Problem details:
Repeat each record exactly as written, and drop any images.

Items:
• • • • •
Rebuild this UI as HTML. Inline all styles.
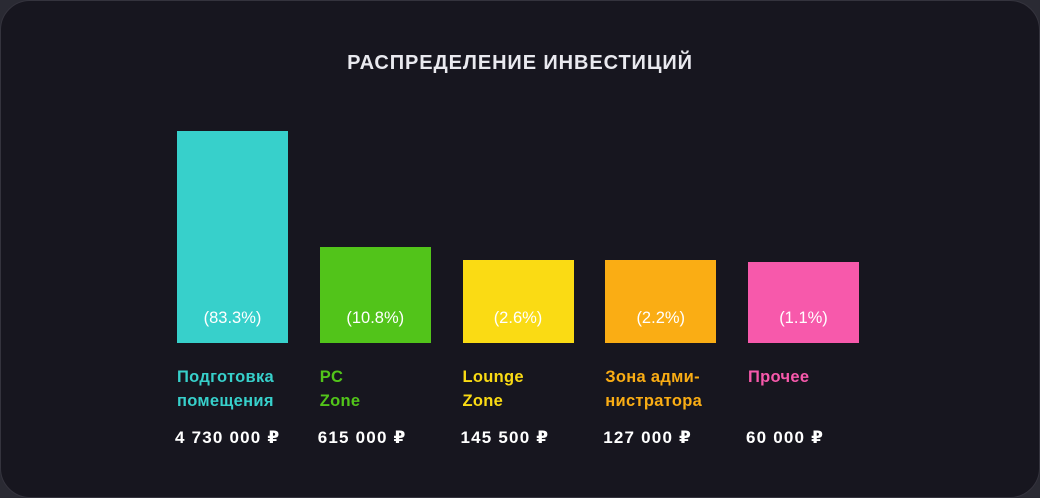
<!DOCTYPE html>
<html><head><meta charset="utf-8"><style>
html,body{margin:0;padding:0;width:1040px;height:498px;overflow:hidden;background:#2a2a33;font-family:"Liberation Sans","DejaVu Sans",sans-serif}
#card{position:absolute;left:0;top:0;width:1038px;height:496px;border:1px solid #34333d;border-radius:30px;background:#17161f;overflow:hidden}
#title{position:absolute;left:-1px;width:1040px;top:51px;text-align:center;color:#e9e9ef;font-weight:bold;font-size:20px;letter-spacing:0.9px}
.bar{position:absolute}
.pct{position:absolute;color:#fff;font-size:16.5px;text-align:center}
.lab{position:absolute;font-weight:bold;font-size:16.5px;line-height:24px;letter-spacing:0.3px}
.val{position:absolute;color:#fff;font-size:17px;font-weight:bold;letter-spacing:1.2px}
</style></head><body>
<div id="card">
<div id="title">РАСПРЕДЕЛЕНИЕ ИНВЕСТИЦИЙ</div>
<div id="plot"></div>
</div>
<script>
const categories=[["Подготовка","помещения"],["PC","Zone"],["Lounge","Zone"],["Зона адми-","нистратора"],["Прочее"]];
const percents=[83.3,10.8,2.6,2.2,1.1];
const amounts=["4 730 000 ₽","615 000 ₽","145 500 ₽","127 000 ₽","60 000 ₽"];
const colors=["#37d0cb","#52c41a","#fadb14","#faad14","#f759ab"];
const baseY=342,minH=79,pxPerPct=1.594;
function y(p){return baseY-(minH+p*pxPerPct);}
function x(i){return 176+i*142.75;}
const plot=document.getElementById('plot');
percents.forEach((p,i)=>{
 const b=document.createElement('div');b.className='bar';
 
 
 const top=y(p);
 b.style.cssText=`left:${x(i)}px;top:${top}px;width:111px;height:${baseY-top}px;background:${colors[i]}`;
 plot.appendChild(b);
 const t=document.createElement('div');t.className='pct';
 
 
 t.style.cssText=`left:${x(i)}px;top:308px;width:111px`;
 t.textContent='('+p+'%)';plot.appendChild(t);
 const l=document.createElement('div');l.className='lab';
 
 
 l.style.cssText=`left:${x(i)}px;top:364px;color:${colors[i]}`;
 l.innerHTML=categories[i].join('<br>');plot.appendChild(l);
 const v=document.createElement('div');v.className='val';
 
 
 v.style.cssText=`left:${x(i)-2}px;top:427px`;
 v.textContent=amounts[i];plot.appendChild(v);
});
</script>
</body></html>
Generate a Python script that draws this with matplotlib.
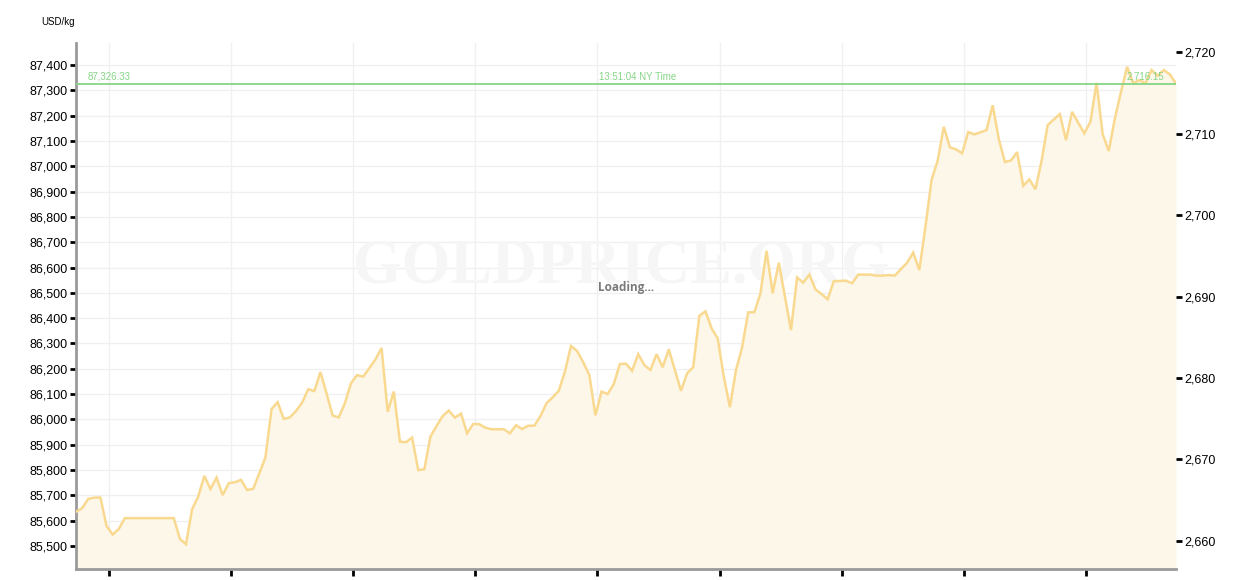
• • • • •
The result:
Rebuild this UI as HTML. Inline all styles.
<!DOCTYPE html>
<html><head><meta charset="utf-8"><style>
html,body{margin:0;padding:0;width:1040px;height:498px;overflow:hidden;background:#2a2a33;font-family:"Liberation Sans","DejaVu Sans",sans-serif}
#card{position:absolute;left:0;top:0;width:1038px;height:496px;border:1px solid #34333d;border-radius:30px;background:#17161f;overflow:hidden}
#title{position:absolute;left:-1px;width:1040px;top:51px;text-align:center;color:#e9e9ef;font-weight:bold;font-size:20px;letter-spacing:0.9px}
.bar{position:absolute}
.pct{position:absolute;color:#fff;font-size:16.5px;text-align:center}
.lab{position:absolute;font-weight:bold;font-size:16.5px;line-height:24px;letter-spacing:0.3px}
.val{position:absolute;color:#fff;font-size:17px;font-weight:bold;letter-spacing:1.2px}
</style></head><body>
<div id="card">
<div id="title">РАСПРЕДЕЛЕНИЕ ИНВЕСТИЦИЙ</div>
<div id="plot"></div>
</div>
<script>
const categories=[["Подготовка","помещения"],["PC","Zone"],["Lounge","Zone"],["Зона адми-","нистратора"],["Прочее"]];
const percents=[83.3,10.8,2.6,2.2,1.1];
const amounts=["4 730 000 ₽","615 000 ₽","145 500 ₽","127 000 ₽","60 000 ₽"];
const colors=["#37d0cb","#52c41a","#fadb14","#faad14","#f759ab"];
const baseY=342,minH=79,pxPerPct=1.594;
function y(p){return baseY-(minH+p*pxPerPct);}
function x(i){return 176+i*142.75;}
const plot=document.getElementById('plot');
percents.forEach((p,i)=>{
 const b=document.createElement('div');b.className='bar';
 
 
 const top=y(p);
 b.style.cssText=`left:${x(i)}px;top:${top}px;width:111px;height:${baseY-top}px;background:${colors[i]}`;
 plot.appendChild(b);
 const t=document.createElement('div');t.className='pct';
 
 
 t.style.cssText=`left:${x(i)}px;top:308px;width:111px`;
 t.textContent='('+p+'%)';plot.appendChild(t);
 const l=document.createElement('div');l.className='lab';
 
 
 l.style.cssText=`left:${x(i)}px;top:364px;color:${colors[i]}`;
 l.innerHTML=categories[i].join('<br>');plot.appendChild(l);
 const v=document.createElement('div');v.className='val';
 
 
 v.style.cssText=`left:${x(i)-2}px;top:427px`;
 v.textContent=amounts[i];plot.appendChild(v);
});
</script>
</body></html>
Generate a Python script that draws this with matplotlib.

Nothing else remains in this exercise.